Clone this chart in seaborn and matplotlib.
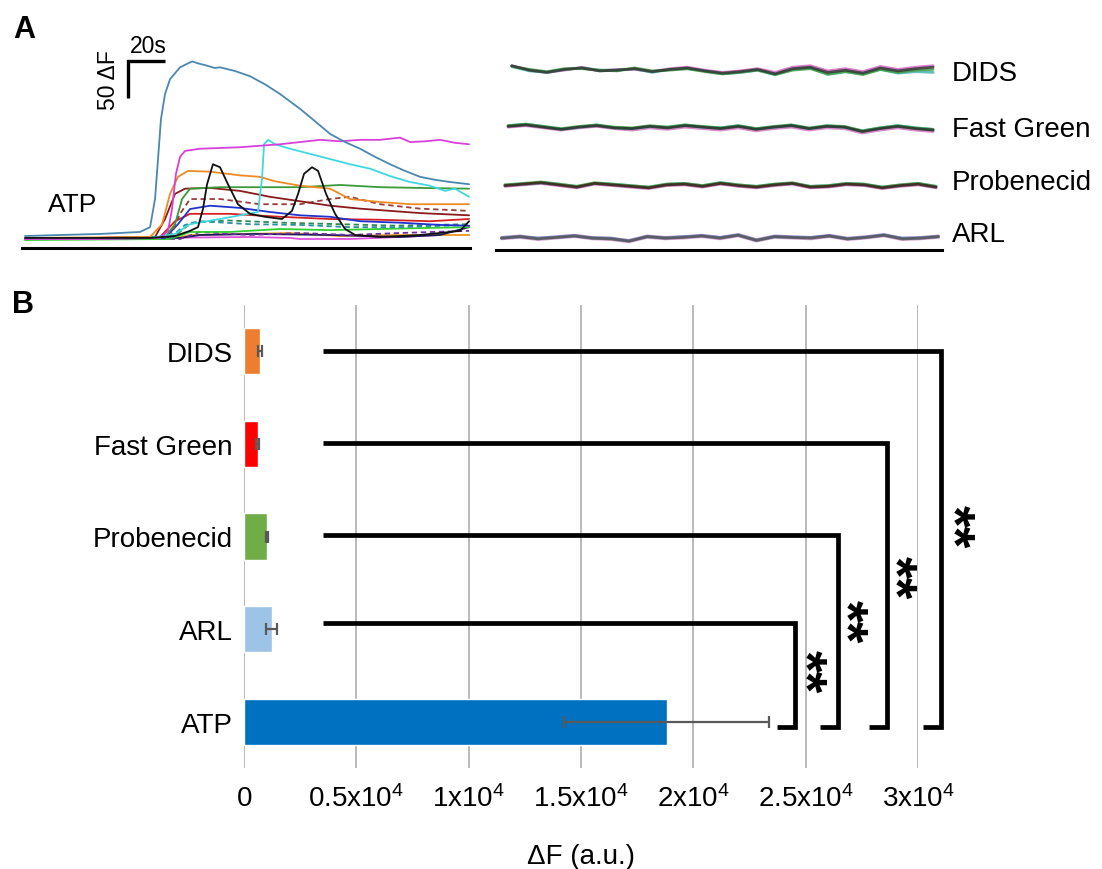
import numpy as np
import pandas as pd
import matplotlib
matplotlib.use("Agg")
import matplotlib.pyplot as plt
import seaborn as sns

# ---------------- Panel B data ----------------
categories = ["DIDS", "Fast Green", "Probenecid", "ARL", "ATP"]
mean_dF = [710, 610, 1025, 1235, 18820]
sem_dF = [70, 60, 60, 245, 4560]
bar_colors = ["#ED7D31", "#FF0000", "#70AD47", "#9DC3E6", "#0070C0"]
x_ticks = [0, 5000, 10000, 15000, 20000, 25000, 30000]
x_tick_labels = [r"$\mathregular{0}$", r"$\mathregular{0.5x10^{4}}$", r"$\mathregular{1x10^{4}}$",
                 r"$\mathregular{1.5x10^{4}}$", r"$\mathregular{2x10^{4}}$",
                 r"$\mathregular{2.5x10^{4}}$", r"$\mathregular{3x10^{4}}$"]
sig_labels = ["**", "**", "**", "**"]

# ---------------- Panel A (left) ATP traces: time (s), dF ----------------
teal_t = [0, 18.9, 40.5, 62.2, 67.6, 70.3, 71.9, 73.5, 75.7, 78.4, 83.8, 90.3, 94, 97.3, 102.7, 105.4,
          113.5, 121.6, 129.7, 137.8, 148.6, 156.8, 164.9, 173, 181.1, 189.2, 197.3, 205.4, 213.5, 221.6, 229.7, 240]
teal_f = [4, 5.4, 6.8, 9.5, 16, 54, 108, 162, 196, 216, 232, 240, 237, 235, 231, 232,
          227, 220, 209, 196, 176, 159, 142, 131, 122, 111, 101, 92, 84, 80, 77, 74]
magenta_t = [0, 40.5, 73, 77.3, 79.5, 81.6, 83.8, 86.5, 94.6, 105.4, 116.2, 127, 137.8, 148.6, 159.5, 170.3,
             181.1, 191.9, 202.7, 208.1, 216.2, 224.3, 232.4, 240]
magenta_f = [0, 0, 1.4, 11, 41, 88, 111, 119, 122, 123, 124, 126, 128, 131, 134, 132,
             134, 134, 137, 131, 132, 134, 130, 128]
cyan_t = [0, 67.6, 81.1, 89.2, 105.4, 125.9, 128.1, 129.2, 131.4, 135.1, 143.2, 154.1, 164.9, 175.7, 186.5,
          197.3, 208.1, 218.9, 227, 232.4, 240]
cyan_f = [0, 1.4, 6.8, 20, 27, 36.5, 81, 128, 134, 128, 122, 115, 108, 101, 95, 85, 77, 72, 65, 68, 57]
orange_t = [0, 67.6, 74.1, 78.4, 82.7, 88.1, 100, 116.2, 127, 135.1, 148.6, 164.9, 175.7, 191.9, 208.1, 224.3, 240]
orange_f = [1.4, 2.7, 20, 61, 84, 92, 91, 86, 84, 78, 72, 68, 54, 50, 47, 47, 47]
green_t = [0, 75.7, 81.1, 84.9, 89.2, 105.4, 127, 148.6, 170.3, 191.9, 213.5, 240]
green_f = [0, 2.7, 20, 54, 68, 70, 70, 70, 73, 70, 69, 68]
darkred_t = [0, 70.3, 75.7, 81.1, 86.5, 100, 116.2, 132.4, 148.6, 164.9, 181.1, 197.3, 213.5, 240]
darkred_f = [0, 2.7, 27, 61, 68, 69, 65, 57, 51, 45, 41, 38, 35, 32]
black_t = [0, 67.6, 81.1, 89.2, 93.5, 96.2, 98.4, 101.6, 105.4, 109.7, 115.1, 121.6, 129.7, 138.9, 144.3,
           147.6, 150.8, 155.1, 158.4, 162.7, 167.6, 173, 178.4, 191.9, 213.5, 229.7, 235.1, 240]
black_f = [1.4, 1.4, 4, 11, 16, 40.5, 74, 101, 97, 74, 47, 34, 30, 27, 38,
           61, 88, 97, 92, 61, 34, 13.5, 5.4, 2.7, 5.4, 9.5, 11, 24]
blue_t = [0, 75.7, 82.7, 89.2, 100, 116.2, 132.4, 148.6, 164.9, 181.1, 202.7, 224.3, 240]
blue_f = [0, 1.4, 20, 40.5, 45, 42, 36.5, 32, 30, 24, 22, 19, 18]
brown_dash_t = [0, 78.4, 83.8, 89.2, 105.4, 127, 148.6, 164.9, 175.7, 191.9, 213.5, 240]
brown_dash_f = [0, 2.7, 34, 54, 54, 47, 47, 54, 57, 47, 41, 38]
red_t = [0, 73, 81.1, 89.2, 110.8, 137.8, 164.9, 191.9, 218.9, 240]
red_f = [0, 2.7, 24, 34, 34, 30, 27, 26, 24, 27]
teal_dash_t = [0, 78.4, 86.5, 94.6, 121.6, 148.6, 175.7, 202.7, 240]
teal_dash_f = [0, 1.4, 19, 24, 20, 19, 16, 16, 19]
green_dash_t = [0, 80, 90, 110, 140, 170, 200, 240]
green_dash_f = [0, 2, 22, 25, 22, 20, 18, 20]
lime_t = [0, 78.4, 89.2, 110.8, 137.8, 164.9, 191.9, 218.9, 240]
lime_f = [-1.4, 0, 9.5, 9.5, 13.5, 12, 13.5, 15, 16]
purple_dash_t = [0, 83.8, 94.6, 121.6, 148.6, 175.7, 202.7, 240]
purple_dash_f = [0, 0, 9.5, 5.4, 8.1, 5.4, 8.1, 11]
lightorange_t = [0, 78.4, 89.2, 116.2, 143.2, 170.3, 197.3, 240]
lightorange_f = [0, 0, 5.4, 6.8, 8.1, 4, 5.4, 5.4]
pink_t = [0, 121.6, 143.2, 148.6, 175.7, 202.7, 224.3, 240]
pink_f = [0, 2.7, 1.4, 0, 0, 2.7, 5.4, 5.4]
navy_t = [0, 83.8, 94.6, 126, 164.9, 202.7, 224.3, 240]
navy_f = [0, 1.4, 5.4, 6.8, 5.4, 2.7, 5.4, 16]

# ---------------- Panel A (right) blocker traces: dF wiggles ----------------
band_names = ["DIDS", "Fast Green", "Probenecid", "ARL"]
dids_dark = [6, 0, -3, 1, 3, -1, 0, 2, -2, 1, 3, -1, -4, -2, 1, -5, 2, 4, -3, 0, -4, 3, -1, 2, 4]
dids_green = [5, 1, -2, 2, 2, 0, -1, 3, -1, 0, 2, -2, -5, -3, 0, -6, 0, 2, -5, -2, -6, 1, -3, 0, 1]
dids_magenta = [6, 0, -3, 0, 4, -1, 1, 1, -2, 2, 4, 0, -3, -1, 2, -3, 4, 6, -1, 2, -2, 5, 1, 4, 6]
dids_teal = [5, -1, -3, 1, 3, 0, 0, 2, -3, 1, 2, -1, -5, -3, 0, -6, 1, 3, -6, -2, -5, 1, -4, -2, -3]
fg_dark = [2, 4, 1, -2, 1, 3, 0, -1, 2, 0, 3, 1, -1, 2, -2, 1, 3, -1, 2, 1, -5, -1, 2, -1, -3]
fg_green = [3, 5, 2, -1, 2, 4, 1, 0, 3, 1, 4, 2, 0, 3, -1, 2, 4, 0, 3, 2, -4, 0, 3, 0, -2]
fg_magenta = [1, 3, 0, -3, 0, 2, -1, -3, 0, -2, 1, -1, -3, 0, -4, -1, 1, -3, 0, -1, -7, -3, 0, -3, -5]
fg_cyan = [3, 5, 2, -2, 1, 4, 0, -1, 2, 1, 4, 1, 0, 3, -1, 1, 4, -1, 3, 1, -4, 0, 3, 0, -2]
prob_dark = [0, 2, 4, 1, -2, 3, 1, -1, -3, 1, 2, -1, 3, 0, -2, 1, 3, -2, -1, 2, 1, -3, 0, 2, -2]
prob_green = [1, 3, 5, 2, -1, 4, 2, 0, -2, 2, 3, 0, 4, 1, -1, 2, 4, -1, 0, 3, 2, -2, 1, 3, -1]
prob_magenta = [-1, 1, 3, 0, -3, 2, 0, -2, -4, 0, 1, -2, 2, -1, -3, 0, 2, -3, -2, 1, 0, -4, -1, 1, -3]
prob_cyan = [1, 2, 4, 2, -1, 3, 2, 0, -2, 2, 3, 0, 4, 1, -1, 2, 3, -1, 0, 3, 2, -2, 1, 3, -1]
arl_dark = [0, 2, -1, 1, 3, 0, -1, -4, 2, 0, 1, 3, 0, 4, -3, 2, 1, 0, 3, -1, 1, 4, -1, 0, 2]
arl_violet = [1, 3, 0, 2, 4, 1, 0, -3, 3, 1, 2, 4, 1, 5, -2, 3, 2, 1, 4, 0, 2, 5, 0, 1, 3]
arl_pink = [-1, 1, -2, 0, 2, -1, -2, -5, 1, -1, 0, 2, -1, 3, -4, 1, 0, -1, 2, -2, 0, 3, -2, -1, 1]
arl_blue = [0, 2, 0, 1, 3, 0, 0, -4, 2, 0, 2, 3, 1, 4, -3, 2, 1, 1, 3, -1, 1, 4, 0, 0, 2]

# ---------------- style ----------------
sns.set_theme(style="white")
plt.rcParams["font.family"] = ["Liberation Sans", "DejaVu Sans"]
plt.rcParams["mathtext.fontset"] = "custom"
plt.rcParams["mathtext.rm"] = "Liberation Sans"
plt.rcParams["mathtext.it"] = "Liberation Sans:italic"
plt.rcParams["mathtext.bf"] = "Liberation Sans:bold"
for key in ["text.color", "axes.labelcolor", "xtick.color", "ytick.color"]:
    plt.rcParams[key] = "black"

W, H = 1102, 870
fig = plt.figure(figsize=(W / 100, H / 100), dpi=100)

def px_axes(x0, y0, x1, y1):
    return fig.add_axes([x0 / W, 1 - y1 / H, (x1 - x0) / W, (y1 - y0) / H])

def clean(ax):
    for s in ["top", "right", "left"]:
        ax.spines[s].set_visible(False)
    ax.spines["bottom"].set_color("black")
    ax.spines["bottom"].set_linewidth(2.2)
    ax.set_xticks([])
    ax.set_yticks([])
    ax.set_xlabel("")
    ax.set_ylabel("")

def line(ax, t, f, color, ls="-", lw=1.3, alpha=1.0):
    sns.lineplot(x=t, y=f, ax=ax, color=color, linestyle=ls, linewidth=lw, alpha=alpha,
                 estimator=None, sort=False, legend=False)

# ---------- Panel A left ----------
axL = px_axes(22, 55, 470, 248.5)
traces = [
    (pink_t, pink_f, "#e050e0", "-"),
    (lightorange_t, lightorange_f, "#f5a623", "-"),
    (navy_t, navy_f, "#1a1a60", "-"),
    (purple_dash_t, purple_dash_f, "#7030a0", (0, (3, 2))),
    (lime_t, lime_f, "#30d030", "-"),
    (green_dash_t, green_dash_f, "#2e8b57", (0, (3, 2))),
    (teal_dash_t, teal_dash_f, "#2a8fa0", (0, (3, 2))),
    (red_t, red_f, "#d62020", "-"),
    (blue_t, blue_f, "#2233cc", "-"),
    (brown_dash_t, brown_dash_f, "#9b3b3b", (0, (3, 2))),
    (darkred_t, darkred_f, "#8b1a1a", "-"),
    (green_t, green_f, "#3a9a3a", "-"),
    (orange_t, orange_f, "#f08a24", "-"),
    (cyan_t, cyan_f, "#40d8e0", "-"),
    (magenta_t, magenta_f, "#d940d9", "-"),
    (teal_t, teal_f, "#4a88b0", "-"),
    (black_t, black_f, "#111111", "-"),
]
for t, f, c, ls in traces:
    line(axL, t, f, c, ls)
axL.set_xlim(-1.6, 240.5)
axL.set_ylim(-11.5, 250)
clean(axL)
# scale bar: 20 s x 50 dF
axL.plot([55.9, 55.9, 75.9], [190.5, 240.5, 240.5], color="black", lw=2.4, clip_on=False,
         solid_joinstyle="miter", solid_capstyle="butt")
axL.text(44.9, 215.5, "50 ΔF", rotation=90, fontsize=16.5, ha="center", va="center")
axL.text(66.5, 262, "20s", fontsize=16.5, ha="center", va="center", clip_on=False)
axL.text(26, 47, "ATP", fontsize=19, ha="center", va="center")

# ---------- Panel A right ----------
axR = px_axes(496, 50, 942, 251)
band_offsets = [243, 165, 87, 16]
band_spans = [(8, 235.7), (6, 235.7), (4.3, 237.3), (2.5, 238.6)]
band_traces = [
    [(dids_magenta, "#d060c0"), (dids_teal, "#40b0b0"), (dids_green, "#3a9a3a"), (dids_dark, "#333333")],
    [(fg_magenta, "#d070c0"), (fg_cyan, "#40c0c0"), (fg_green, "#3a9a3a"), (fg_dark, "#2a2a2a")],
    [(prob_magenta, "#c060b0"), (prob_cyan, "#40b8b8"), (prob_green, "#4a9a3a"), (prob_dark, "#3a1a1a")],
    [(arl_pink, "#d090c8"), (arl_violet, "#9070c0"), (arl_blue, "#6080b0"), (arl_dark, "#555555")],
]
label_y = [239, 163.5, 92, 21.6]
for off, (t0, t1), trs, name, ly in zip(band_offsets, band_spans, band_traces, band_names, label_y):
    tt = np.linspace(t0, t1, len(trs[0][0]))
    for vals, c in trs:
        line(axR, tt, np.array(vals) + off, c, lw=2.0, alpha=0.8)
    axR.text(246, ly, name, fontsize=20, ha="left", va="center", clip_on=False)
axR.set_xlim(-0.5, 240.5)
axR.set_ylim(0, 271.6)
clean(axR)

# ---------- Panel B ----------
axB = px_axes(244, 306, 918, 769)
df = pd.DataFrame({"cat": categories, "val": mean_dF})
sns.barplot(data=df, x="val", y="cat", hue="cat", order=categories, hue_order=categories,
            palette=bar_colors, legend=False, width=0.5, errorbar=None, orient="h",
            saturation=1, ax=axB, zorder=3)
axB.errorbar(mean_dF, np.arange(len(categories)), xerr=sem_dF, fmt="none", ecolor="#595959",
             elinewidth=1.6, capsize=4.5, capthick=1.6, zorder=4)
axB.set_xlim(0, 30000)
axB.set_ylim(4.5, -0.5)
axB.set_xticks(x_ticks)
axB.set_xticklabels(x_tick_labels, fontsize=20)
axB.tick_params(axis="x", length=0, pad=12)
axB.tick_params(axis="y", length=0, pad=8, labelsize=20)
axB.set_ylabel("")
axB.set_xlabel("ΔF (a.u.)", fontsize=20, labelpad=22)
for s in axB.spines.values():
    s.set_visible(False)
axB.grid(axis="x", color="#a6a6a6", lw=1.1)
axB.grid(axis="y", visible=False)
axB.set_axisbelow(True)

# significance brackets (DIDS, Fast Green, Probenecid, ARL vs ATP)
bracket_right = [31020, 28620, 26440, 24525]
bracket_top = [0, 0.99, 1.98, 2.93]
star_x = [31440, 28860, 26680, 24855]
star_y = [1.88, 2.43, 2.91, 3.45]
for xr, yt, sx, sy, lab in zip(bracket_right, bracket_top, star_x, star_y, sig_labels):
    axB.plot([3500, xr, xr, xr - 800], [yt, yt, 4.06, 4.06], color="black", lw=3.4,
             clip_on=False, solid_joinstyle="miter", solid_capstyle="butt", zorder=5)
    axB.text(sx, sy, lab, rotation=270, fontsize=40, fontweight="bold", ha="center",
             va="center", clip_on=False)

fig.text(24 / W, 1 - 30 / H, "A", fontsize=22, fontweight="bold", ha="center", va="center")
fig.text(23 / W, 1 - 305 / H, "B", fontsize=22, fontweight="bold", ha="center", va="center")

fig.savefig("out.png", dpi=100)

» WHAT YOU WILL DO
Report only the number of lines that hold the word "matplotlib".

» RESULT OF THE EXERCISE
4